Available on: Software LP

Daniel Lopatin has managed to steer his Oneohtrix Point Never persona through a genuinely enthralling journey over the years. Part of this has been the quick establishment of a distinct style and a seemingly endless ability to generate huge amounts of material at a consistently high standard. But another aspect is the  balanced approach to the project’s development overall; through a level-headed use of unexpected decisions – risks, even – Lopatin has managed to evolve the sound of Oneohtrix Point Never while maintaining a familiarity that is easy to embrace.

Replica only seals this admirable reputation further, marking his most dramatic stylistic changes to date. Hallmarks of Lopatin’s style remain – the thick harmonic progressions and long-form melodies – and these closest resemble material from previous album Returnal where they occur. But where Returnal marked a development from earlier, cleaner analogue voicings and arpeggiations into a dirtier, more challenging textural terrain, Replica develops where Returnal itself left off – the writhing percussion sample textures and ghostly warblings of ‘Preyouandi’.
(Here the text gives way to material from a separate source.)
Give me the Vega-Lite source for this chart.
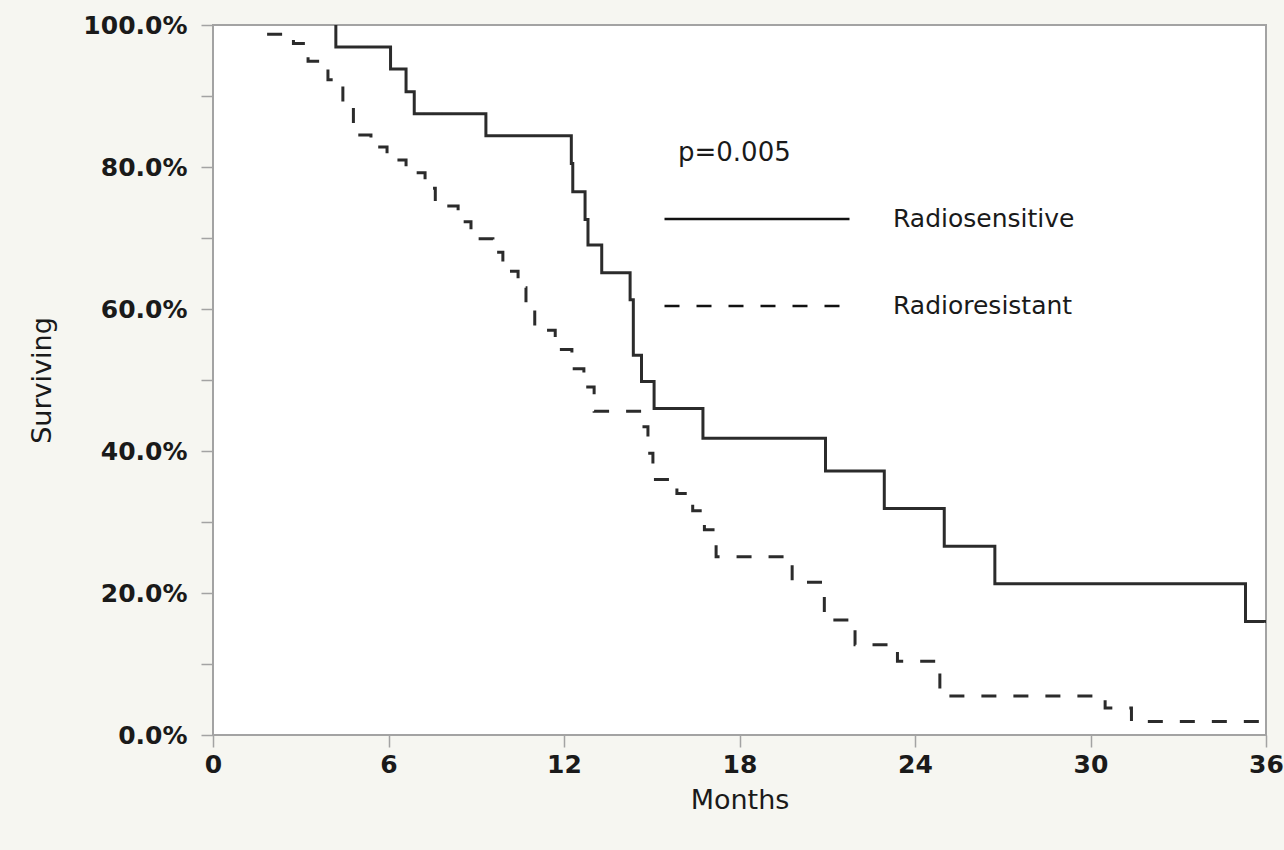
{
  "$schema": "https://vega.github.io/schema/vega-lite/v6.json",
  "autosize": "none",
  "width": 1053,
  "height": 710,
  "padding": {"left": 213, "top": 25, "right": 18, "bottom": 115},
  "background": "#f6f6f1",
  "config": {
    "view": {"fill": "white", "stroke": "#a3a3a3", "strokeWidth": 2},
    "axis": {
      "domain": false,
      "grid": false,
      "labelFlush": false,
      "tickColor": "#a3a3a3",
      "tickWidth": 1.5,
      "tickSize": 12,
      "labelFont": "DejaVu Sans",
      "labelFontWeight": "bold",
      "labelFontSize": 25,
      "labelColor": "#1a1a1a",
      "titleFont": "DejaVu Sans",
      "titleFontWeight": "normal",
      "titleFontSize": 27,
      "titleColor": "#1a1a1a"
    }
  },
  "data": {
    "values": [
      {"group": "Radiosensitive", "t": 4.2, "s": 1.0},
      {"group": "Radiosensitive", "t": 4.2, "s": 0.969},
      {"group": "Radiosensitive", "t": 6.07, "s": 0.938},
      {"group": "Radiosensitive", "t": 6.6, "s": 0.906},
      {"group": "Radiosensitive", "t": 6.88, "s": 0.875},
      {"group": "Radiosensitive", "t": 9.33, "s": 0.844},
      {"group": "Radiosensitive", "t": 12.25, "s": 0.805},
      {"group": "Radiosensitive", "t": 12.3, "s": 0.765},
      {"group": "Radiosensitive", "t": 12.72, "s": 0.726},
      {"group": "Radiosensitive", "t": 12.82, "s": 0.69},
      {"group": "Radiosensitive", "t": 13.29, "s": 0.651},
      {"group": "Radiosensitive", "t": 14.26, "s": 0.613},
      {"group": "Radiosensitive", "t": 14.37, "s": 0.535},
      {"group": "Radiosensitive", "t": 14.65, "s": 0.498},
      {"group": "Radiosensitive", "t": 15.08, "s": 0.46},
      {"group": "Radiosensitive", "t": 16.75, "s": 0.418},
      {"group": "Radiosensitive", "t": 20.94, "s": 0.372},
      {"group": "Radiosensitive", "t": 22.95, "s": 0.319},
      {"group": "Radiosensitive", "t": 25.0, "s": 0.266},
      {"group": "Radiosensitive", "t": 26.73, "s": 0.213},
      {"group": "Radiosensitive", "t": 35.3, "s": 0.16},
      {"group": "Radiosensitive", "t": 36, "s": 0.16},
      {"group": "Radioresistant", "t": 1.85, "s": 0.987},
      {"group": "Radioresistant", "t": 2.75, "s": 0.974},
      {"group": "Radioresistant", "t": 3.25, "s": 0.949},
      {"group": "Radioresistant", "t": 3.93, "s": 0.923},
      {"group": "Radioresistant", "t": 4.44, "s": 0.89},
      {"group": "Radioresistant", "t": 4.8, "s": 0.845},
      {"group": "Radioresistant", "t": 5.4, "s": 0.828},
      {"group": "Radioresistant", "t": 5.95, "s": 0.81},
      {"group": "Radioresistant", "t": 6.6, "s": 0.792},
      {"group": "Radioresistant", "t": 7.25, "s": 0.77},
      {"group": "Radioresistant", "t": 7.6, "s": 0.745},
      {"group": "Radioresistant", "t": 8.38, "s": 0.723},
      {"group": "Radioresistant", "t": 8.82, "s": 0.699},
      {"group": "Radioresistant", "t": 9.57, "s": 0.68},
      {"group": "Radioresistant", "t": 9.91, "s": 0.653},
      {"group": "Radioresistant", "t": 10.43, "s": 0.63},
      {"group": "Radioresistant", "t": 10.7, "s": 0.603},
      {"group": "Radioresistant", "t": 11.0, "s": 0.57},
      {"group": "Radioresistant", "t": 11.7, "s": 0.543},
      {"group": "Radioresistant", "t": 12.27, "s": 0.516},
      {"group": "Radioresistant", "t": 12.68, "s": 0.49},
      {"group": "Radioresistant", "t": 13.03, "s": 0.456},
      {"group": "Radioresistant", "t": 14.67, "s": 0.434},
      {"group": "Radioresistant", "t": 14.87, "s": 0.397},
      {"group": "Radioresistant", "t": 15.04, "s": 0.36},
      {"group": "Radioresistant", "t": 15.86, "s": 0.34},
      {"group": "Radioresistant", "t": 16.4, "s": 0.316},
      {"group": "Radioresistant", "t": 16.8, "s": 0.289},
      {"group": "Radioresistant", "t": 17.2, "s": 0.251},
      {"group": "Radioresistant", "t": 19.8, "s": 0.215},
      {"group": "Radioresistant", "t": 20.9, "s": 0.162},
      {"group": "Radioresistant", "t": 21.95, "s": 0.127},
      {"group": "Radioresistant", "t": 23.4, "s": 0.104},
      {"group": "Radioresistant", "t": 24.85, "s": 0.055},
      {"group": "Radioresistant", "t": 30.5, "s": 0.038},
      {"group": "Radioresistant", "t": 31.4, "s": 0.019},
      {"group": "Radioresistant", "t": 36, "s": 0.019}
    ]
  },
  "mark": {"type": "line", "interpolate": "step-after", "strokeWidth": 3, "color": "#2b2b2b", "clip": true},
  "encoding": {
    "x": {
      "field": "t", "type": "quantitative",
      "scale": {"domain": [0, 36], "nice": false},
      "axis": {"values": [0, 6, 12, 18, 24, 30, 36], "format": "d", "title": "Months", "labelPadding": 5, "titlePadding": 10}
    },
    "y": {
      "field": "s", "type": "quantitative",
      "scale": {"domain": [0, 1], "nice": false},
      "axis": {
        "values": [0, 0.1, 0.2, 0.3, 0.4, 0.5, 0.6, 0.7, 0.8, 0.9, 1.0],
        "format": ".1%",
        "labelExpr": "round(datum.value*10) % 2 == 0 ? datum.label : ''",
        "title": "Surviving",
        "labelPadding": 14,
        "titlePadding": 26
      }
    },
    "strokeDash": {
      "field": "group", "type": "nominal",
      "scale": {"domain": ["Radiosensitive", "Radioresistant"], "range": [[1, 0], [15, 17]]},
      "legend": {
        "title": "p=0.005",
        "orient": "none",
        "legendX": 450,
        "legendY": 115,
        "padding": 0,
        "symbolType": "stroke",
        "symbolSize": 34225,
        "symbolStrokeWidth": 2.5,
        "symbolStrokeColor": "#111111",
        "clipHeight": 20,
        "rowPadding": 62,
        "labelOffset": 42,
        "labelFont": "DejaVu Sans",
        "labelFontSize": 25,
        "labelColor": "#1a1a1a",
        "labelLimit": 400,
        "titleFont": "DejaVu Sans",
        "titleFontWeight": "normal",
        "titleFontSize": 26,
        "titleColor": "#1a1a1a",
        "titlePadding": 43,
        "titleLimit": 400,
        "encode": {
          "symbols": {"update": {"strokeDash": {"signal": "datum.value == 'Radioresistant' ? [9, 8] : [1, 0]"}}},
          "title": {"update": {"dx": {"value": 15}}}
        }
      }
    }
  }
}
Here in Replica, it is still Lopatin’s remarkable ability to self-impose dynamic structures that gives each track an individual character. However, the resulting constructions are now built from new materials with new properties, and the technical move to do so has been quite a simple one; to largely replace synthesizer melodies and harmonies with samplers and fragments of audio.

This creates a whole new set of considerations, options and restrictions, and Lopatin has deftly managed to balance the simplicity and complexity available to him with the technique. Samples are used as blocks of content, placed, swept and maneuvered around a defined space. Units of sound are juxtaposed precisely, rotating independently while packed against each other in streams of longer progressions. When permitted space they wash and bump against each other like ushered, subtly organised clouds. Lopatin handles their arrangements effortlessly, like cards being shuffled, cut, dealt, and collected.

Re-pitching and looping of samples provide the vast majority, if not the entirety of any audio manipulation. As has been re-invigorated by the vocals of works by Burial, even as the most basic of musique concrète processes the fundamental relationship between timbre, duration and pitch of sampled audio can be fascinating in itself, and Replica explores this thoroughly.

Combined with an extremely particular palette of material, this restriction only heightens the surreal, dream-like quality of the results. Nostalgia occurs on an aesthetic level – much of the album’s sampled content having apparently been selected from a compilation of TV advertisement cues, thus giving it a particular timbral and cultural imprint – but also within the development of the compositions themselves. Motifs are introduced and reoccur within tracks constantly, quickly-looped moments then reoccurring as larger cycles return, sometimes transforming, sometimes placed alongside other surprises. Layers of harmony, melody and more freely assigned audio complete the works, providing unpredictable variation, moments of surprise and heartfelt transformation as these samples busy themselves according to orders beneath.

The outcome is extraordinarily comparable to the warped perception and organisation of thoughts and memories during dreams, as familiar objects and scenarios take on their own sense in entirely unfamiliar and impossible ways, sleep applying its own importance and identity to them. The effect is sublime, the finished record a distinct, surprising but wholly understandable side-step into material only previously flirted with. Comparable in this sense to Bjork’s Medulla it shares the same personal ambition, accomplishment and dedication to exploring new compositional techniques. More than anything, however, Replica places Lopatin at the centre of his own custom-made micro-cosmos, patiently and lovingly watching his creations interact, guiding them and wrapping them in detail.